— BEGIN —

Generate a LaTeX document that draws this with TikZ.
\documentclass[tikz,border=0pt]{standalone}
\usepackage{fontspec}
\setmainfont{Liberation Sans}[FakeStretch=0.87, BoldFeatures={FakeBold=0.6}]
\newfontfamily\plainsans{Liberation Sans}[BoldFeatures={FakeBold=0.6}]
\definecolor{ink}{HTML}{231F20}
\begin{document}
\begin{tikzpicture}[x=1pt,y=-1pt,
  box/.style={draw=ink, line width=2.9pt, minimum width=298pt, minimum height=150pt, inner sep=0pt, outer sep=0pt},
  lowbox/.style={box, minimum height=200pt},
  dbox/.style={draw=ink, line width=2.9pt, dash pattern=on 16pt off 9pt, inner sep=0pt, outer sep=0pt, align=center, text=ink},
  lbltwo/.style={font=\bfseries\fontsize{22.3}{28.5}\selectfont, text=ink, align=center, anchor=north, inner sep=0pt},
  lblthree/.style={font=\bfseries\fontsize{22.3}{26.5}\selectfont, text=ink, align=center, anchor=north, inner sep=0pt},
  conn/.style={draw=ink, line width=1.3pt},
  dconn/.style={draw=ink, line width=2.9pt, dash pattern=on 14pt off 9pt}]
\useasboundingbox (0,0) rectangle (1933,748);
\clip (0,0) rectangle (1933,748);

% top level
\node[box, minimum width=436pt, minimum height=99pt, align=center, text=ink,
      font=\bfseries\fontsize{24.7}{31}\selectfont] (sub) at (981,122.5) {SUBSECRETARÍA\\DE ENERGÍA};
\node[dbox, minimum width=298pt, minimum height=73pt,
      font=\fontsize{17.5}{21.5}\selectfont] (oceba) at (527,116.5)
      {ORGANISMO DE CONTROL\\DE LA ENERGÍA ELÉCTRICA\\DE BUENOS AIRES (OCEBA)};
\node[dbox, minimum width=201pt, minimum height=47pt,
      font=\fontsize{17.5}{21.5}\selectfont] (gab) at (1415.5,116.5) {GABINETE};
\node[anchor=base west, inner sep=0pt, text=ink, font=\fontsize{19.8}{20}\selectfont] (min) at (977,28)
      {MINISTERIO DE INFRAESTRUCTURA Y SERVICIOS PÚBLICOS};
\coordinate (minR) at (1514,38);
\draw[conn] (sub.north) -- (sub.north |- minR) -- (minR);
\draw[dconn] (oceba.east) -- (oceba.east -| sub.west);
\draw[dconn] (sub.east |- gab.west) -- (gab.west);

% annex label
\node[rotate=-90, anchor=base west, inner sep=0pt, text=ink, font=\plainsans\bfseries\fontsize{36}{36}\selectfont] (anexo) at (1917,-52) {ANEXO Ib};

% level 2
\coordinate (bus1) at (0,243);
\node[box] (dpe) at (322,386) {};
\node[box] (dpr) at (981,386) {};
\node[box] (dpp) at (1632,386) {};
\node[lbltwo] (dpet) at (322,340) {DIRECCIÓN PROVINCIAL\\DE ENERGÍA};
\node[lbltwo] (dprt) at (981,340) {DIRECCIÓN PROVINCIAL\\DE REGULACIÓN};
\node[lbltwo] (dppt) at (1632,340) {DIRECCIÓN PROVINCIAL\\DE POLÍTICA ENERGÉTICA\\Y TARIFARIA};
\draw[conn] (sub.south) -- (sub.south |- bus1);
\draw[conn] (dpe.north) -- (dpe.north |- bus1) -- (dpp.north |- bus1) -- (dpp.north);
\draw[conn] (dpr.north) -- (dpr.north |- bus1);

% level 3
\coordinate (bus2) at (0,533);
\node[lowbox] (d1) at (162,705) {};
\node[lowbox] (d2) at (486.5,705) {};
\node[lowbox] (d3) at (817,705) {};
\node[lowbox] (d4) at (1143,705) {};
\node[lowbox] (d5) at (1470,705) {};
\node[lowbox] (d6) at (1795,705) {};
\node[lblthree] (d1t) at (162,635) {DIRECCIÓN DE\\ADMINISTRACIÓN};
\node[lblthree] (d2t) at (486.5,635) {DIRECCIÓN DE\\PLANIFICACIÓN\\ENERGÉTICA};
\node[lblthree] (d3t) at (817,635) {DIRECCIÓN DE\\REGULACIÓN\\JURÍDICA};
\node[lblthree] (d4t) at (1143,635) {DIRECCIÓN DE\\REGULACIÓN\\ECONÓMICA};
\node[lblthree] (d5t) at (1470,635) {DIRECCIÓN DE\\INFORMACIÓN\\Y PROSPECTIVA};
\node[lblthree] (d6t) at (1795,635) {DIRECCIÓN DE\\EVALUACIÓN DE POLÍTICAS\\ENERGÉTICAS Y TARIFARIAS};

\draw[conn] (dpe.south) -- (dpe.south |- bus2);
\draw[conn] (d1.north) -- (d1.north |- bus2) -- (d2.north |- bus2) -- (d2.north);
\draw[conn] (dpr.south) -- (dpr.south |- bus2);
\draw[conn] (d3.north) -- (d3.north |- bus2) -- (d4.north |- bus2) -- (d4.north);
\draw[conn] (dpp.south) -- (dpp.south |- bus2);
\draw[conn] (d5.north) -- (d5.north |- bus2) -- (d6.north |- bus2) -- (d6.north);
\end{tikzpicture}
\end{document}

— END —

**Description of the task:** Please set down all the data word for word.

**Answer to the exercise:**
Generate a LaTeX document that draws this with TikZ.
\documentclass[tikz,border=0pt]{standalone}
\usepackage{fontspec}
\setmainfont{Liberation Sans}[FakeStretch=0.87, BoldFeatures={FakeBold=0.6}]
\newfontfamily\plainsans{Liberation Sans}[BoldFeatures={FakeBold=0.6}]
\definecolor{ink}{HTML}{231F20}
\begin{document}
\begin{tikzpicture}[x=1pt,y=-1pt,
  box/.style={draw=ink, line width=2.9pt, minimum width=298pt, minimum height=150pt, inner sep=0pt, outer sep=0pt},
  lowbox/.style={box, minimum height=200pt},
  dbox/.style={draw=ink, line width=2.9pt, dash pattern=on 16pt off 9pt, inner sep=0pt, outer sep=0pt, align=center, text=ink},
  lbltwo/.style={font=\bfseries\fontsize{22.3}{28.5}\selectfont, text=ink, align=center, anchor=north, inner sep=0pt},
  lblthree/.style={font=\bfseries\fontsize{22.3}{26.5}\selectfont, text=ink, align=center, anchor=north, inner sep=0pt},
  conn/.style={draw=ink, line width=1.3pt},
  dconn/.style={draw=ink, line width=2.9pt, dash pattern=on 14pt off 9pt}]
\useasboundingbox (0,0) rectangle (1933,748);
\clip (0,0) rectangle (1933,748);

% top level
\node[box, minimum width=436pt, minimum height=99pt, align=center, text=ink,
      font=\bfseries\fontsize{24.7}{31}\selectfont] (sub) at (981,122.5) {SUBSECRETARÍA\\DE ENERGÍA};
\node[dbox, minimum width=298pt, minimum height=73pt,
      font=\fontsize{17.5}{21.5}\selectfont] (oceba) at (527,116.5)
      {ORGANISMO DE CONTROL\\DE LA ENERGÍA ELÉCTRICA\\DE BUENOS AIRES (OCEBA)};
\node[dbox, minimum width=201pt, minimum height=47pt,
      font=\fontsize{17.5}{21.5}\selectfont] (gab) at (1415.5,116.5) {GABINETE};
\node[anchor=base west, inner sep=0pt, text=ink, font=\fontsize{19.8}{20}\selectfont] (min) at (977,28)
      {MINISTERIO DE INFRAESTRUCTURA Y SERVICIOS PÚBLICOS};
\coordinate (minR) at (1514,38);
\draw[conn] (sub.north) -- (sub.north |- minR) -- (minR);
\draw[dconn] (oceba.east) -- (oceba.east -| sub.west);
\draw[dconn] (sub.east |- gab.west) -- (gab.west);

% annex label
\node[rotate=-90, anchor=base west, inner sep=0pt, text=ink, font=\plainsans\bfseries\fontsize{36}{36}\selectfont] (anexo) at (1917,-52) {ANEXO Ib};

% level 2
\coordinate (bus1) at (0,243);
\node[box] (dpe) at (322,386) {};
\node[box] (dpr) at (981,386) {};
\node[box] (dpp) at (1632,386) {};
\node[lbltwo] (dpet) at (322,340) {DIRECCIÓN PROVINCIAL\\DE ENERGÍA};
\node[lbltwo] (dprt) at (981,340) {DIRECCIÓN PROVINCIAL\\DE REGULACIÓN};
\node[lbltwo] (dppt) at (1632,340) {DIRECCIÓN PROVINCIAL\\DE POLÍTICA ENERGÉTICA\\Y TARIFARIA};
\draw[conn] (sub.south) -- (sub.south |- bus1);
\draw[conn] (dpe.north) -- (dpe.north |- bus1) -- (dpp.north |- bus1) -- (dpp.north);
\draw[conn] (dpr.north) -- (dpr.north |- bus1);

% level 3
\coordinate (bus2) at (0,533);
\node[lowbox] (d1) at (162,705) {};
\node[lowbox] (d2) at (486.5,705) {};
\node[lowbox] (d3) at (817,705) {};
\node[lowbox] (d4) at (1143,705) {};
\node[lowbox] (d5) at (1470,705) {};
\node[lowbox] (d6) at (1795,705) {};
\node[lblthree] (d1t) at (162,635) {DIRECCIÓN DE\\ADMINISTRACIÓN};
\node[lblthree] (d2t) at (486.5,635) {DIRECCIÓN DE\\PLANIFICACIÓN\\ENERGÉTICA};
\node[lblthree] (d3t) at (817,635) {DIRECCIÓN DE\\REGULACIÓN\\JURÍDICA};
\node[lblthree] (d4t) at (1143,635) {DIRECCIÓN DE\\REGULACIÓN\\ECONÓMICA};
\node[lblthree] (d5t) at (1470,635) {DIRECCIÓN DE\\INFORMACIÓN\\Y PROSPECTIVA};
\node[lblthree] (d6t) at (1795,635) {DIRECCIÓN DE\\EVALUACIÓN DE POLÍTICAS\\ENERGÉTICAS Y TARIFARIAS};

\draw[conn] (dpe.south) -- (dpe.south |- bus2);
\draw[conn] (d1.north) -- (d1.north |- bus2) -- (d2.north |- bus2) -- (d2.north);
\draw[conn] (dpr.south) -- (dpr.south |- bus2);
\draw[conn] (d3.north) -- (d3.north |- bus2) -- (d4.north |- bus2) -- (d4.north);
\draw[conn] (dpp.south) -- (dpp.south |- bus2);
\draw[conn] (d5.north) -- (d5.north |- bus2) -- (d6.north |- bus2) -- (d6.north);
\end{tikzpicture}
\end{document}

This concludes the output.